__SUPPLIED INFORMATION__

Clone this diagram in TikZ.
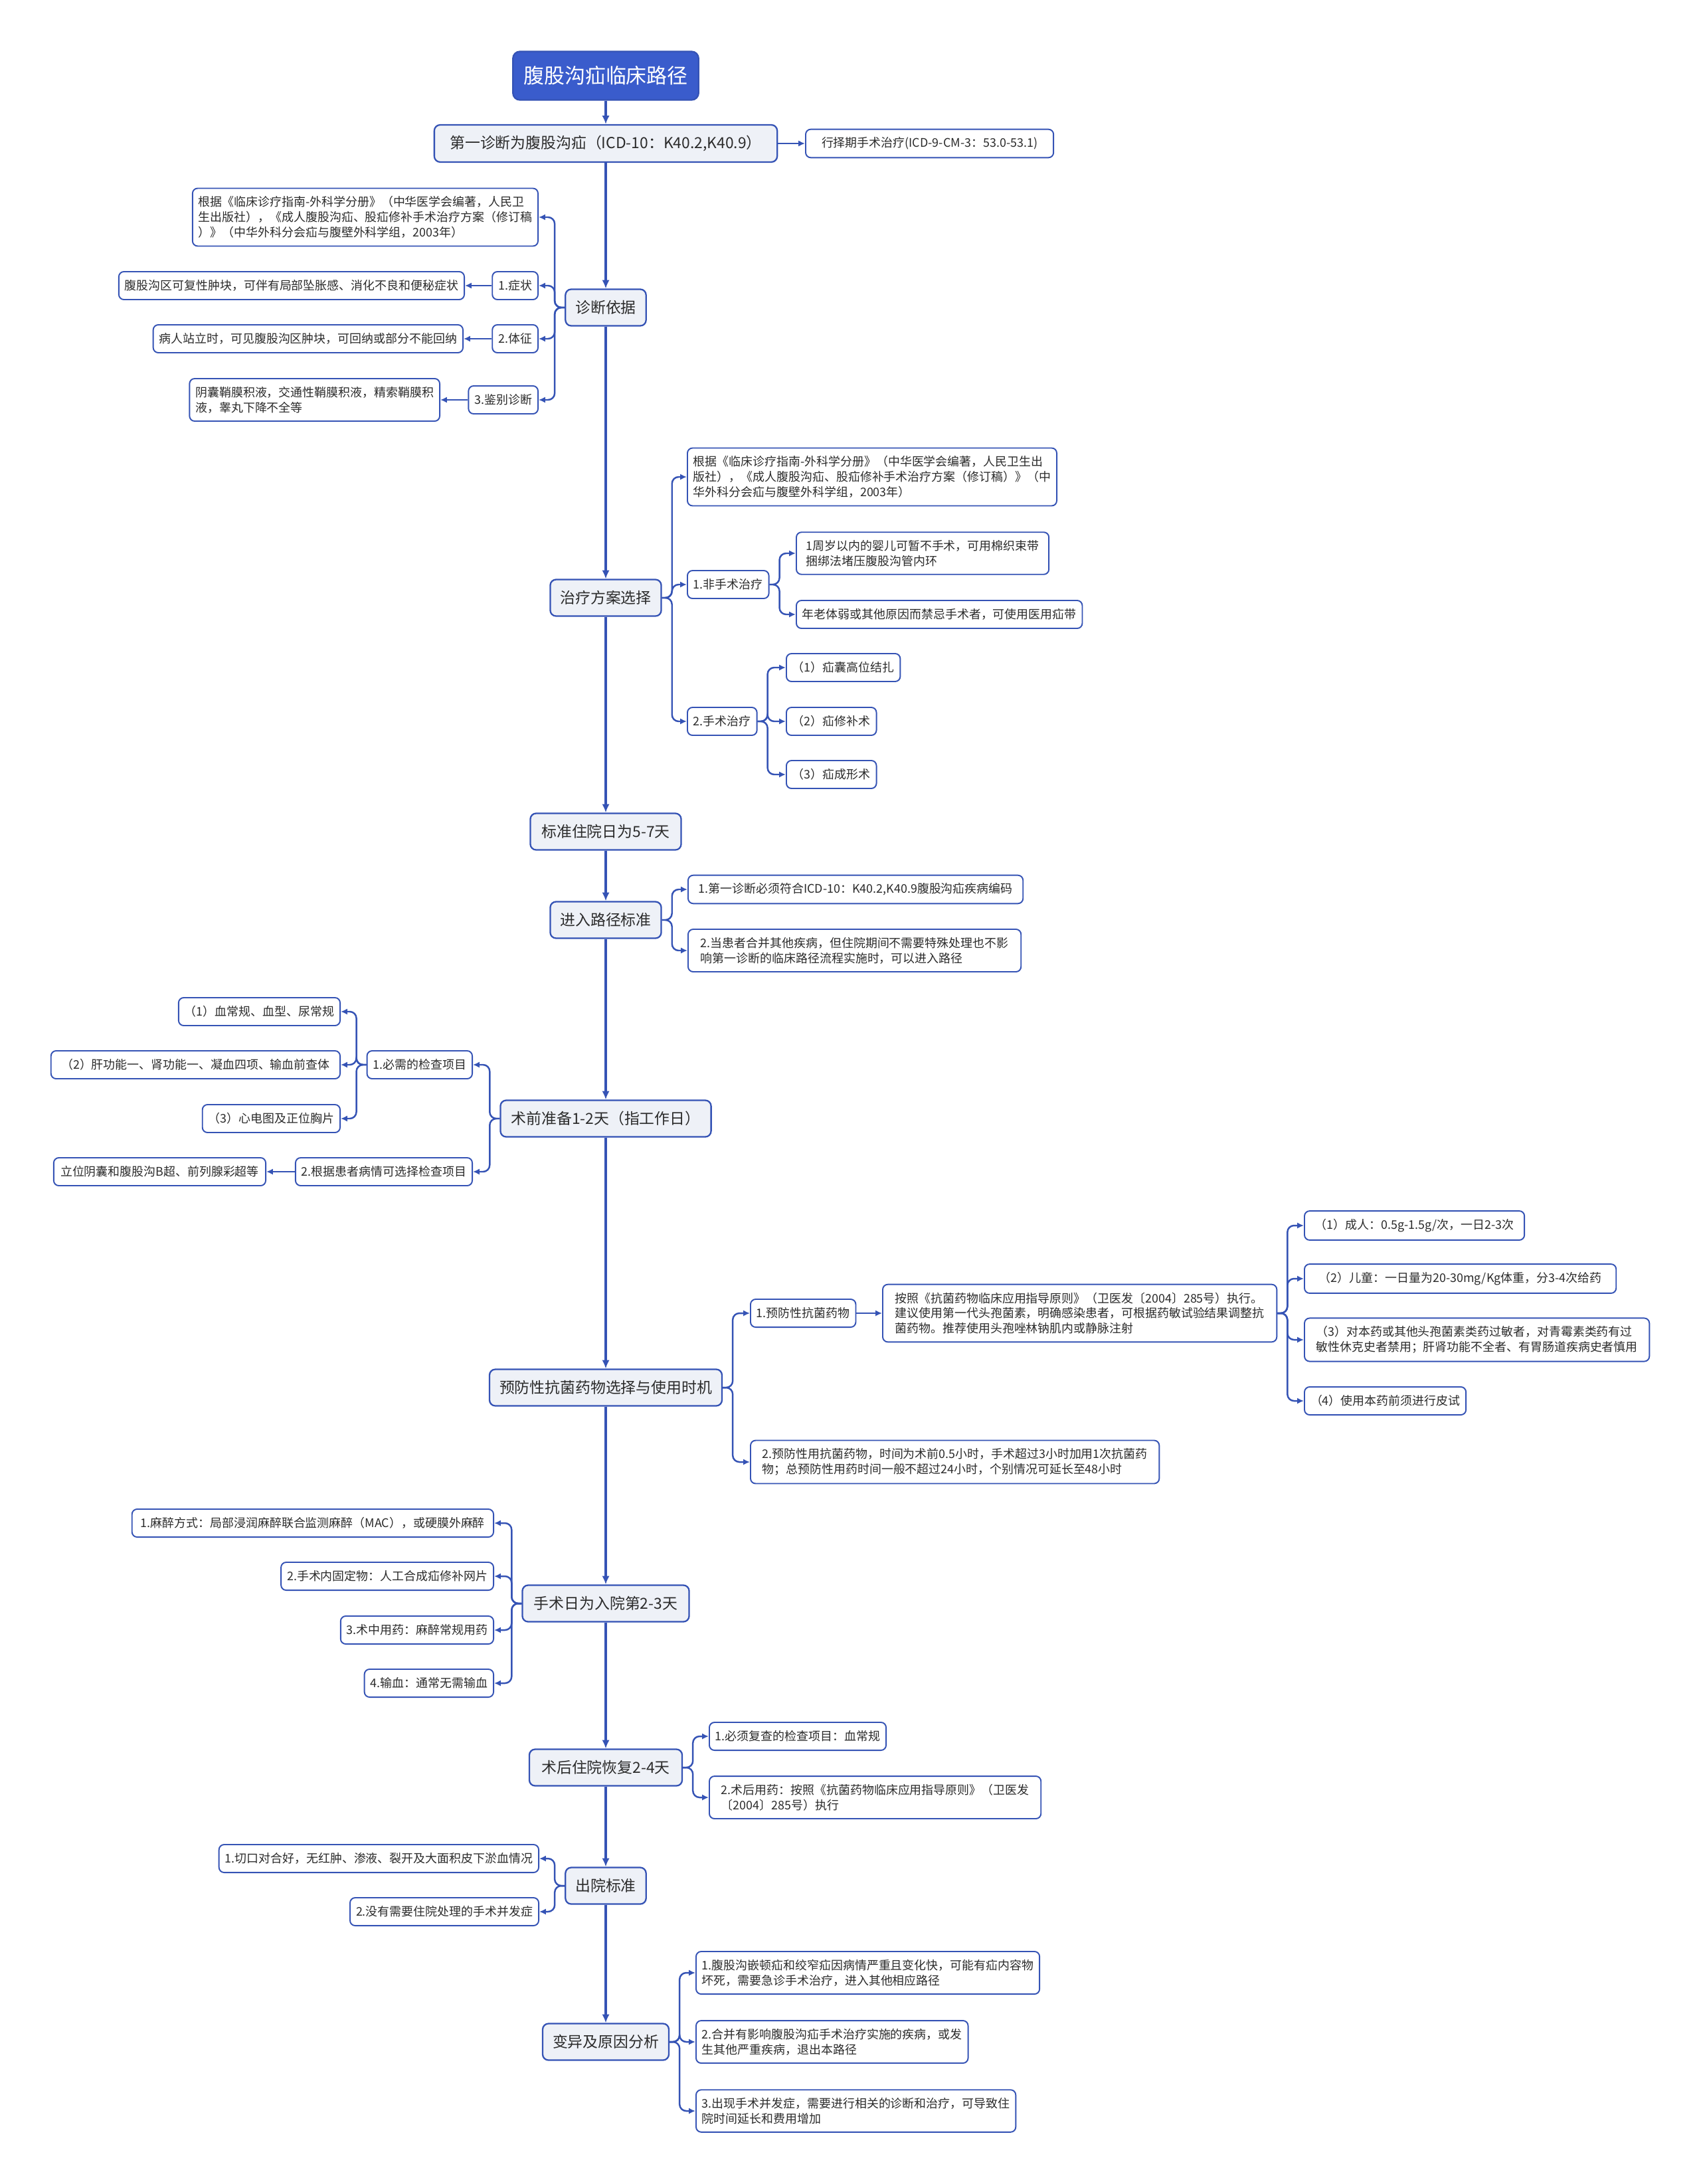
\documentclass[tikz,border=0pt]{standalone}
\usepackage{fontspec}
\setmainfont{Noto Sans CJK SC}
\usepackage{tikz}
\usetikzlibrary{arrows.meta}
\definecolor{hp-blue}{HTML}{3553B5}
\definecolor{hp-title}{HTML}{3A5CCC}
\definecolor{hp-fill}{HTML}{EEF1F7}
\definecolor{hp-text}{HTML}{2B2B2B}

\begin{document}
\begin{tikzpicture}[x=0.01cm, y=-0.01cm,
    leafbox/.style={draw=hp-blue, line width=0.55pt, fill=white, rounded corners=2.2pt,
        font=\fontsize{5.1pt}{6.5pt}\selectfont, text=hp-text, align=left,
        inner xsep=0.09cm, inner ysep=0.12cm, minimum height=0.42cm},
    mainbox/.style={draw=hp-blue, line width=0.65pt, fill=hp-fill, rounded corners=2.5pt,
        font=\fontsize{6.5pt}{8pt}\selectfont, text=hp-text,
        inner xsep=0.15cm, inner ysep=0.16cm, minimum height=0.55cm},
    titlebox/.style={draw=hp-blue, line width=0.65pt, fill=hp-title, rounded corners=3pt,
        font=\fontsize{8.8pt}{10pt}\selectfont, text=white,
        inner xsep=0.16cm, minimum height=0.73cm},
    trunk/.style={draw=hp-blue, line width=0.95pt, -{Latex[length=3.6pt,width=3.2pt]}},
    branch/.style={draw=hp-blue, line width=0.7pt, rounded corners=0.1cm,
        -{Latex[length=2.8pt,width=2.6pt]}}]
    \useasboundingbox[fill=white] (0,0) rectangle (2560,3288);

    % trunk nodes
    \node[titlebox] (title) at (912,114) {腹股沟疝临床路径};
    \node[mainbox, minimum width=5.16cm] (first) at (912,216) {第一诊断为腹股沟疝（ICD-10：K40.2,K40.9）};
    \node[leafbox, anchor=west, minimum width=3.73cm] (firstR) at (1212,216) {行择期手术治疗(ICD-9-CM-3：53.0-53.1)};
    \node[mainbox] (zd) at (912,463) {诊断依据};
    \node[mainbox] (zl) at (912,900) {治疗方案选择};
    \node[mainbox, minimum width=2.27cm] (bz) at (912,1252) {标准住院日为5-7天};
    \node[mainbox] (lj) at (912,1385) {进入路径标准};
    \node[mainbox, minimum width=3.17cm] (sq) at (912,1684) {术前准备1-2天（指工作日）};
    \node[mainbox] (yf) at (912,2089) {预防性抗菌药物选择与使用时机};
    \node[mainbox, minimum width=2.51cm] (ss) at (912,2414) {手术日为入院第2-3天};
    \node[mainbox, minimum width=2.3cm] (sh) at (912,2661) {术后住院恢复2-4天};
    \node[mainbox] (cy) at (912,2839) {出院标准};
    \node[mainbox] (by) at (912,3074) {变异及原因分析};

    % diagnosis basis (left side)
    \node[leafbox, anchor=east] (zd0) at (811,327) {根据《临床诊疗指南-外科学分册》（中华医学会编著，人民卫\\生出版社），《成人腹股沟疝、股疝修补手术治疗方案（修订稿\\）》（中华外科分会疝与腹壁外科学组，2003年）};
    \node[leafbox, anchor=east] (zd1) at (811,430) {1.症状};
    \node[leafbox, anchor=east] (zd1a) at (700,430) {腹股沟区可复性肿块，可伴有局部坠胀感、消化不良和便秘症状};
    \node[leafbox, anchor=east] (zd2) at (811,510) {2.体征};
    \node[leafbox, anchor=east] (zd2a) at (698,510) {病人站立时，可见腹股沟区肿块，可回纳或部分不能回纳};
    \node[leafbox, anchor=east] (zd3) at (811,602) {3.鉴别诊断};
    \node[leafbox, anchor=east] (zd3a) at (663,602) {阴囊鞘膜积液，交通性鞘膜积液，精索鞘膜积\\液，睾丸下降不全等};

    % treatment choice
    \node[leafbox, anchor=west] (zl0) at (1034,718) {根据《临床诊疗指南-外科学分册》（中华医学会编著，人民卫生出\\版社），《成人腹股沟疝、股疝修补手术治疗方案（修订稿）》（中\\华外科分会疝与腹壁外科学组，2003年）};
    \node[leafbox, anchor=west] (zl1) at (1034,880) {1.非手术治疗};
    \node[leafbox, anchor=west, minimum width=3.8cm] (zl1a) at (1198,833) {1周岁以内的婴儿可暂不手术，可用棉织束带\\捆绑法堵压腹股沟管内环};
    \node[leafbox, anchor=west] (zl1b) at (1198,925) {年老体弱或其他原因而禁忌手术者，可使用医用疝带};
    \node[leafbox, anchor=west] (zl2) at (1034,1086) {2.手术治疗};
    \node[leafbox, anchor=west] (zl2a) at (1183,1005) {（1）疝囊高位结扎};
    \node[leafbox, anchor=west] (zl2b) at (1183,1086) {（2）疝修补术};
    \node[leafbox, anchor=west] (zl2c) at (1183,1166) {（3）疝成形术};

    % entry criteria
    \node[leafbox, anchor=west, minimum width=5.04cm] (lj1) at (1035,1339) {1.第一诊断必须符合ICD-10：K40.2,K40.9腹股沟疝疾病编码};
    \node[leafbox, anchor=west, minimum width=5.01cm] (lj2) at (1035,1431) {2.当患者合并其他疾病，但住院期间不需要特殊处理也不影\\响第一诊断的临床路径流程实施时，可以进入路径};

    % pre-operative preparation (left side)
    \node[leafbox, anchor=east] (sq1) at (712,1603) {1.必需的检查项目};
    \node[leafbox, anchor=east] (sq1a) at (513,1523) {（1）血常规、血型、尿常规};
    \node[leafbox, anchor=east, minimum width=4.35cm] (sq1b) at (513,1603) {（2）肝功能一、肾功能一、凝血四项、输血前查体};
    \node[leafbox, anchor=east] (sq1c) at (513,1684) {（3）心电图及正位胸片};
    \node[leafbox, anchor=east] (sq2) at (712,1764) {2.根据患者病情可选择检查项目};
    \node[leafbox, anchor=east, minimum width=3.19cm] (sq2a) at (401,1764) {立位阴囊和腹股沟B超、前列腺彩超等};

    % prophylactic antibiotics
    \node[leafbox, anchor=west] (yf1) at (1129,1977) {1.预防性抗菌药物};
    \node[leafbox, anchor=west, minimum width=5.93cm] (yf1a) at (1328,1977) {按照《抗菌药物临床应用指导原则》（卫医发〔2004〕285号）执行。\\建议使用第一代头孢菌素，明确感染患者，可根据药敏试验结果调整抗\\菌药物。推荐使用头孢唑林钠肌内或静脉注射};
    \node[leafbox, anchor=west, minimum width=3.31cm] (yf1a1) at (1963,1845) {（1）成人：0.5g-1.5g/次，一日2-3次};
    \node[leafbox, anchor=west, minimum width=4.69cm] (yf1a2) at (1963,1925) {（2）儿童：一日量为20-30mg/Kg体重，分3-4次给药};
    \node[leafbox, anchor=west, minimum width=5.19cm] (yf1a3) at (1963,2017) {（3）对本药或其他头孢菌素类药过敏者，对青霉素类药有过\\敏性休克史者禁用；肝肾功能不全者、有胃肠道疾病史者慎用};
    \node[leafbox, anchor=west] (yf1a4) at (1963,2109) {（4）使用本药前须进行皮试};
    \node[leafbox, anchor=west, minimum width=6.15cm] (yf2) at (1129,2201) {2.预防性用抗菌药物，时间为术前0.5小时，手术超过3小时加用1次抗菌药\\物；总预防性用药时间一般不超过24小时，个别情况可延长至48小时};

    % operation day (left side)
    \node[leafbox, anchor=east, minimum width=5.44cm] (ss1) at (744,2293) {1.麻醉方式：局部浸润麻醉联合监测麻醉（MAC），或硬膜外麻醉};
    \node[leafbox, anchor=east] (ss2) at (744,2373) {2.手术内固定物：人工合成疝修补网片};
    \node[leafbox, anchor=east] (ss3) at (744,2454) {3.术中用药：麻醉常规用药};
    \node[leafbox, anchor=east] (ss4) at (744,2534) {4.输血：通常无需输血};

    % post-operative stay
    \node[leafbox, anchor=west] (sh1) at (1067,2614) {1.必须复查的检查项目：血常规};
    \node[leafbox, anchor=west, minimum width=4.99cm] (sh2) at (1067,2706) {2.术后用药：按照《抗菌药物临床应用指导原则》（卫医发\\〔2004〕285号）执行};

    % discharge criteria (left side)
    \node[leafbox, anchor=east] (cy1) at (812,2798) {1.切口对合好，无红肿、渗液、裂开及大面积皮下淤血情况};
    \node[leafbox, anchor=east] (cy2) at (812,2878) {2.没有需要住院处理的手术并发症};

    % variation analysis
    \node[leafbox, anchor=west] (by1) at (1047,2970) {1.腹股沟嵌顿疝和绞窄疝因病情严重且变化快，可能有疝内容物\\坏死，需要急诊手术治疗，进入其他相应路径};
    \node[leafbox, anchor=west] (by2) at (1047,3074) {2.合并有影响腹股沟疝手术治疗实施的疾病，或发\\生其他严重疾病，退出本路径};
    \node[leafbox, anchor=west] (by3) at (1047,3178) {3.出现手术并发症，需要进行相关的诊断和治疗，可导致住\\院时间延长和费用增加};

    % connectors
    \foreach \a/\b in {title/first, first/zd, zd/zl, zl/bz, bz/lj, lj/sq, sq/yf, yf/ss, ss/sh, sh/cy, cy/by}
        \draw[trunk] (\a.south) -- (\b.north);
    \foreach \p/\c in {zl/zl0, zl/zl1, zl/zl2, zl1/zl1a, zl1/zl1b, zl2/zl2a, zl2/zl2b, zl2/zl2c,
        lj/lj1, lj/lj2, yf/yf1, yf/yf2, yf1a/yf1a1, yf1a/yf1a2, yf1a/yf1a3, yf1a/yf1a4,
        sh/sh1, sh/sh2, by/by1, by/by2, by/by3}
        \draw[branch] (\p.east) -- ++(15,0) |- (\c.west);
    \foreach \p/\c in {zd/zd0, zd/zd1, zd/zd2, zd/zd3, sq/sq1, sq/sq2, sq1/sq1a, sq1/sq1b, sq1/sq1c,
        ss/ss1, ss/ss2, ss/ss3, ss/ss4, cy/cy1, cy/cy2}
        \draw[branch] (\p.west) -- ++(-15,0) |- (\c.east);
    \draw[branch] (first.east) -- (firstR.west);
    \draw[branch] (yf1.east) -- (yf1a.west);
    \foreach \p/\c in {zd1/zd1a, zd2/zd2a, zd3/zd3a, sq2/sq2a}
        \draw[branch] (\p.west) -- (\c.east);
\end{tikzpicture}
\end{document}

__WORK TO DO__
Write out the lines from the start of the material to the line with "(0,0) rectangle (2560,3288);", inclusive and exactly. Skip the pictures.

__RESULT OF THIS EXERCISE__
Clone this diagram in TikZ.
\documentclass[tikz,border=0pt]{standalone}
\usepackage{fontspec}
\setmainfont{Noto Sans CJK SC}
\usepackage{tikz}
\usetikzlibrary{arrows.meta}
\definecolor{hp-blue}{HTML}{3553B5}
\definecolor{hp-title}{HTML}{3A5CCC}
\definecolor{hp-fill}{HTML}{EEF1F7}
\definecolor{hp-text}{HTML}{2B2B2B}

\begin{document}
\begin{tikzpicture}[x=0.01cm, y=-0.01cm,
    leafbox/.style={draw=hp-blue, line width=0.55pt, fill=white, rounded corners=2.2pt,
        font=\fontsize{5.1pt}{6.5pt}\selectfont, text=hp-text, align=left,
        inner xsep=0.09cm, inner ysep=0.12cm, minimum height=0.42cm},
    mainbox/.style={draw=hp-blue, line width=0.65pt, fill=hp-fill, rounded corners=2.5pt,
        font=\fontsize{6.5pt}{8pt}\selectfont, text=hp-text,
        inner xsep=0.15cm, inner ysep=0.16cm, minimum height=0.55cm},
    titlebox/.style={draw=hp-blue, line width=0.65pt, fill=hp-title, rounded corners=3pt,
        font=\fontsize{8.8pt}{10pt}\selectfont, text=white,
        inner xsep=0.16cm, minimum height=0.73cm},
    trunk/.style={draw=hp-blue, line width=0.95pt, -{Latex[length=3.6pt,width=3.2pt]}},
    branch/.style={draw=hp-blue, line width=0.7pt, rounded corners=0.1cm,
        -{Latex[length=2.8pt,width=2.6pt]}}]
    \useasboundingbox[fill=white] (0,0) rectangle (2560,3288);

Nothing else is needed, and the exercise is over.